Roman Catholics have a curious word for evangelism — “evangelization,” as in the “new evangelization” advocated by Papa Benny and now by Francis. You see, Catholics have started to realize that the old state-supported, culturally-driven option for a viable Catholicism is no longer a viable option. The “new evangelization” is the Vatican’s attempt to get Catholics off their arses and tell people about Jesus, though it is purportedly more subtle and sophisticated than that. Francis is not very fond of proselytism, for example, which is one reason (among many) why conservative Catholics are less-than enamored by the current pontiff. Of course, Francis doesn’t define what he means by proselytism, since his goal is to be the most ambiguous pope in papal history.

For most of us, the only noun form of “to evangelize” is “evangelism.” A cursory glance at a Google search would indicate that evangelization is a Catholic term. The first search result for “evangelization” is the USCCB, and nearly all of the subsequent results are Catholic websites. However, the OED tells us that “evangelization” occurs as early as Hobbe’s Leviathan in 1651. But for all intents and purposes, it appears to be a new usage, if not coinage, by Roman Catholics in recent years.
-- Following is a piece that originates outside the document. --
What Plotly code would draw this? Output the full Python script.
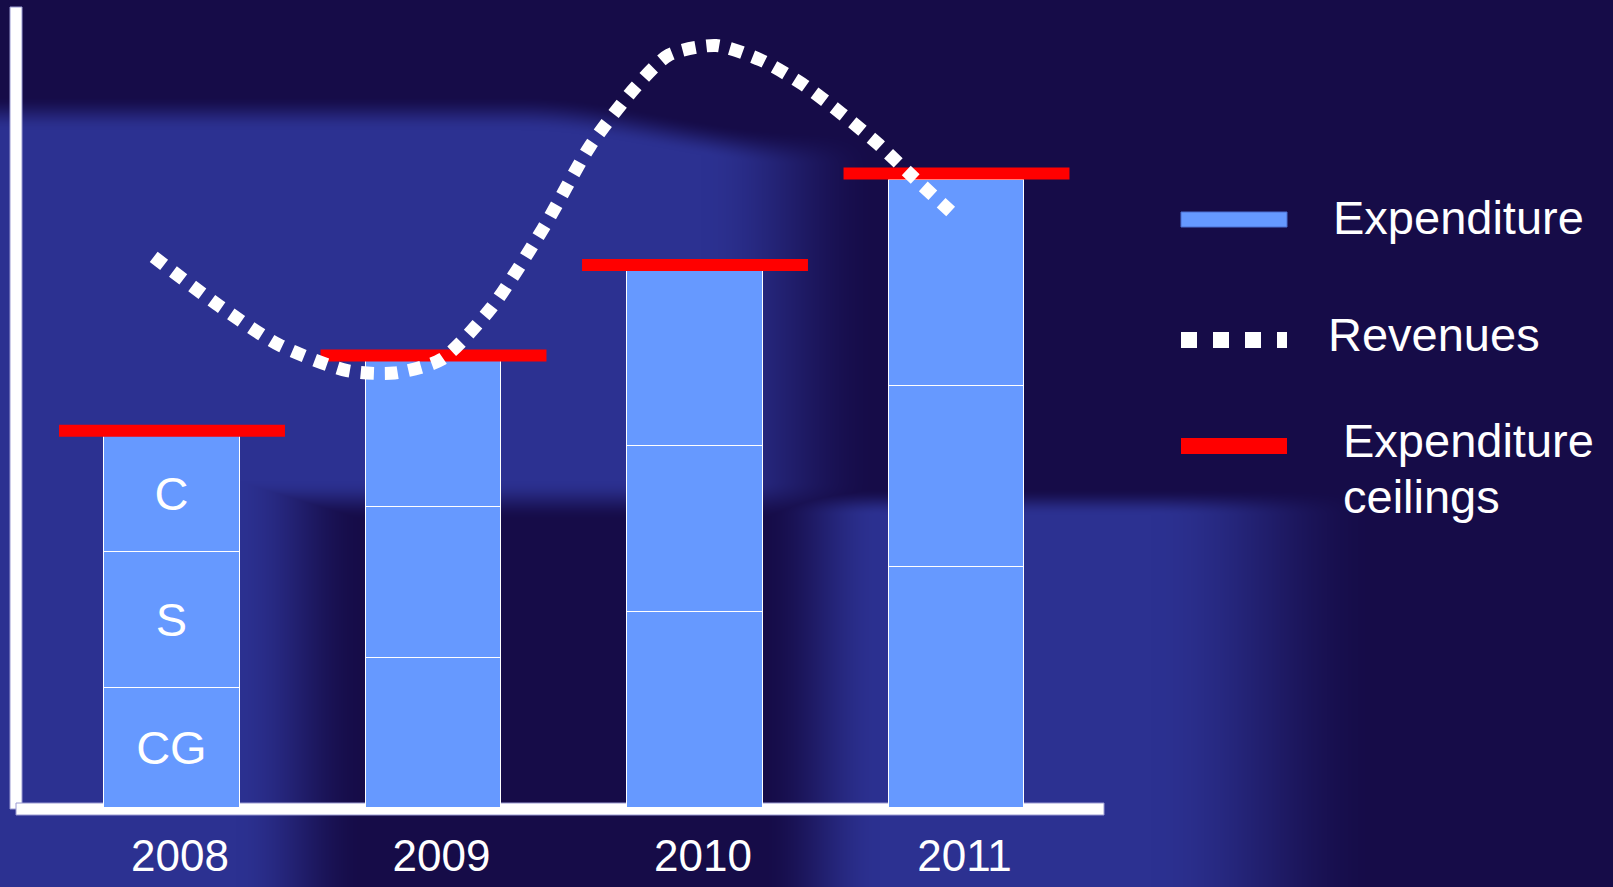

I do not know if there is any difference between “evangelization” and “evangelism.” It seems to just be Catholic-speak for the same thing. However, their usage does appear to be different, given the different theologies and histories behind the two terms. For Catholic “evangelization,” the renewal of the culture is a big ingredient and, indeed, the telos of the whole initiative. For Protestant “evangelism,” the conversion of individuals is the primary connotation, whereas this appears to be secondary in Catholic discourse. Even among Protestants who embrace the “worldview” mentality of “every square inch,” the term “evangelism” is still mostly reserved for the act of witnessing to the gospel in its proclamation to the lost.

The term, “evangelization,” has become so widespread in Catholic circles that it has become a sure-fire way to identify a Catholic. They don’t say, “evangelism,” but “evangelization.”